片腕ファルコン

美術館を手玉にとった男の片腕ファルコンのレビュー・感想・評価

美術館を手玉にとった男(2014年製作の映画)
3.1
30年間、アメリカの46館の美術館で無償で絵画を寄付し続けてた男がいて、実はそれは彼による完璧な贋作だという事が最近判明したのでした!!

彼の名はマーク・ランディス!
ピカソやらディズニーやら全くタッチが違う絵画を模倣しまくっていたのでした。
これで金を取ってたら大問題だろうけど、とにかく彼は無償で提供してたって事で一応法的なお咎めはなし。

そんな彼にスポットを当てたドキュメンタリーなのである。生活は実に侘しいもので2年前に母をなくしてからは天涯孤独。統合失調症でもあり、世間とはあまり話したがらない。が、見た目はとってもチャーミングなオジサンでどこかほっとけない。
彼に言わせれば自分がしてる事は絵画でなく「図画工作」という。たしかにオリジナリティは出さず本物そっくりにしあげる作業はそっちに近いのかも?が、しかし紙を古くするためにコーヒーを塗ったり、額縁に加工を加えたりする作業はまさに彼のオリジナリティといえるでしょうね!

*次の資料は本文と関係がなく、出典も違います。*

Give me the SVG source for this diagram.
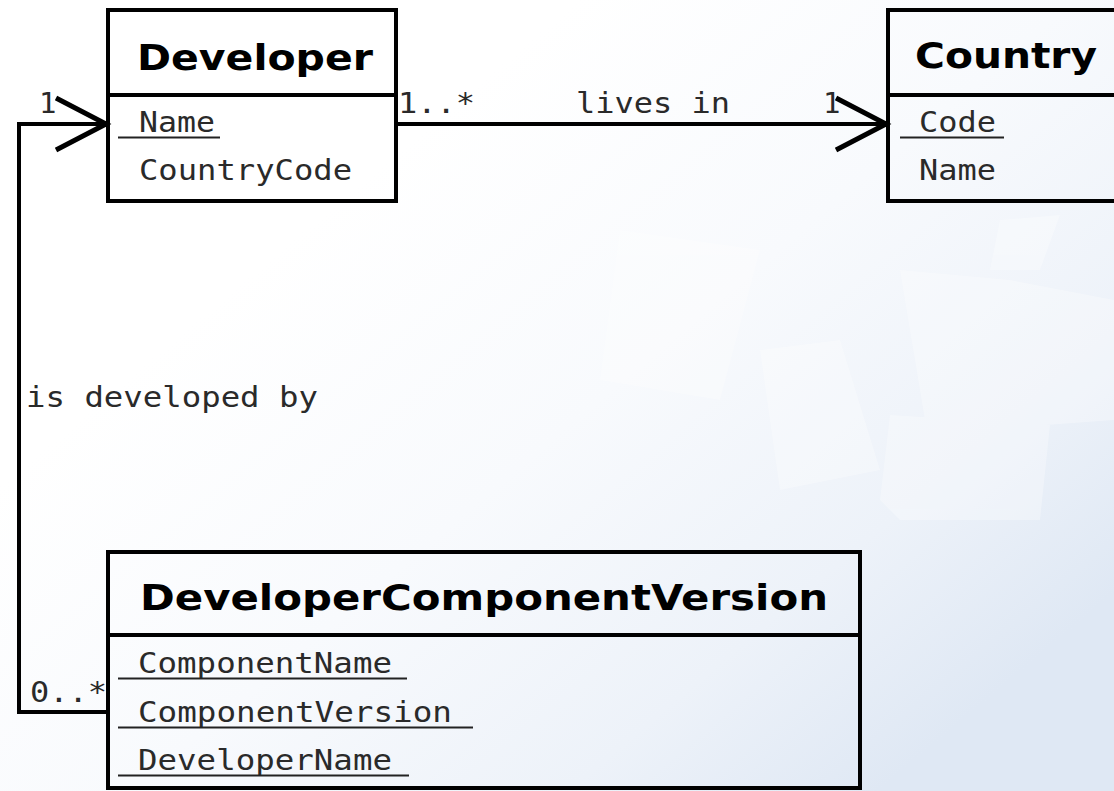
<svg xmlns="http://www.w3.org/2000/svg" width="1114" height="791" viewBox="0 0 1114 791">
  <defs>
    <linearGradient id="bg" x1="0.35" y1="0.2" x2="1" y2="0.75">
      <stop offset="0" stop-color="#ffffff"/>
      <stop offset="0.4" stop-color="#f8fafd"/>
      <stop offset="0.75" stop-color="#edf2f9"/>
      <stop offset="1" stop-color="#dfe8f4"/>
    </linearGradient>
    <marker id="open" markerUnits="userSpaceOnUse" viewBox="-4 -4 60 60" refX="50" refY="26" markerWidth="60" markerHeight="60" orient="auto">
      <polyline points="0,0 50,26 0,52" fill="none" stroke="#000" stroke-width="5"/>
    </marker>
    <style>
      .box{fill:none;stroke:#000;stroke-width:4}
      .title{font-family:"DejaVu Sans",Verdana,sans-serif;font-weight:bold;font-size:35px;fill:#000}
      .attr{font-family:"DejaVu Sans Mono","Liberation Mono",monospace;font-size:29px;fill:#2a2a2a}
      .lbl{font-family:"DejaVu Sans Mono","Liberation Mono",monospace;font-size:29px;fill:#2a2a2a}
      .ul{stroke:#222;stroke-width:1.8}
      .conn{fill:none;stroke:#000;stroke-width:4}
    </style>
  </defs>

  <rect width="1114" height="791" fill="url(#bg)"/>
  <g id="bg-shapes" fill="#ffffff" opacity="0.3">
    <polygon points="900,270 1010,280 1114,300 1114,420 980,430 925,420"/>
    <polygon points="890,415 1050,425 1040,520 900,520 880,500"/>
    <polygon points="1000,220 1060,215 1040,270 990,270"/>
    <polygon points="620,230 760,250 720,400 600,380"/>
    <polygon points="760,350 840,340 880,470 780,490"/>
  </g>

  <g id="connectors">
    <path class="conn" d="M396,124 H886" marker-end="url(#open)"/>
    <path class="conn" d="M108,712 H19 V124 H106" marker-end="url(#open)"/>
    <text class="lbl" x="398" y="113" textLength="77" lengthAdjust="spacingAndGlyphs">1..*</text>
    <text class="lbl" x="576" y="113" textLength="154" lengthAdjust="spacingAndGlyphs">lives in</text>
    <text class="lbl" x="823" y="113">1</text>
    <text class="lbl" x="39" y="113">1</text>
    <text class="lbl" x="26" y="407" textLength="292" lengthAdjust="spacingAndGlyphs">is developed by</text>
    <text class="lbl" x="30" y="702" textLength="77" lengthAdjust="spacingAndGlyphs">0..*</text>
  </g>

  <g id="Developer">
    <rect class="box" x="108" y="10" width="288" height="191"/>
    <line class="box" x1="108" y1="95" x2="396" y2="95"/>
    <text class="title" x="137" y="70" textLength="236" lengthAdjust="spacingAndGlyphs">Developer</text>
    <text class="attr" x="139" y="132" textLength="76" lengthAdjust="spacingAndGlyphs">Name</text>
    <line class="ul" x1="118" y1="137.5" x2="220" y2="137.5"/>
    <text class="attr" x="139" y="180" textLength="213" lengthAdjust="spacingAndGlyphs">CountryCode</text>
  </g>

  <g id="Country">
    <rect class="box" x="888" y="10" width="240" height="191"/>
    <line class="box" x1="888" y1="95" x2="1114" y2="95"/>
    <text class="title" x="915" y="68" textLength="182" lengthAdjust="spacingAndGlyphs">Country</text>
    <text class="attr" x="919" y="132" textLength="77" lengthAdjust="spacingAndGlyphs">Code</text>
    <line class="ul" x1="900" y1="137.5" x2="1004" y2="137.5"/>
    <text class="attr" x="919" y="180" textLength="77" lengthAdjust="spacingAndGlyphs">Name</text>
  </g>

  <g id="DeveloperComponentVersion">
    <rect class="box" x="108" y="552" width="752" height="236"/>
    <line class="box" x1="108" y1="635" x2="860" y2="635"/>
    <text class="title" x="140" y="610" textLength="688" lengthAdjust="spacingAndGlyphs">DeveloperComponentVersion</text>
    <text class="attr" x="138" y="673" textLength="254" lengthAdjust="spacingAndGlyphs">ComponentName</text>
    <line class="ul" x1="118" y1="678.5" x2="407" y2="678.5"/>
    <text class="attr" x="138" y="722" textLength="314" lengthAdjust="spacingAndGlyphs">ComponentVersion</text>
    <line class="ul" x1="118" y1="727.5" x2="473" y2="727.5"/>
    <text class="attr" x="138" y="770" textLength="254" lengthAdjust="spacingAndGlyphs">DeveloperName</text>
    <line class="ul" x1="118" y1="775.5" x2="409" y2="775.5"/>
  </g>
</svg>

もう1人、ほっとけない人物がいて、美術館の贋作にいち早く気付いた男がいて、彼は数年前、美術館職員として働いていてランディスとも面識があったワケです。そっから彼にとってランディスの存在が大きく報道され、その後も彼の行動や過去の贋作を執拗に追い回す。一見、騙された恨みのようにも見えますが…誰よりもランディスの芸術性に魅了されているのでしょう。

それは最後の再会シーンですごく伝わってきました。

何とも不思議かつ興味深いドキュメンタリーでした。が、地味さは否めません。世の中にはまだまだ変な人(天才)がいるんだろうなぁと思わせてくれた映画でありました!!

僕のような凡人には天才の孤独は分かりませんが。。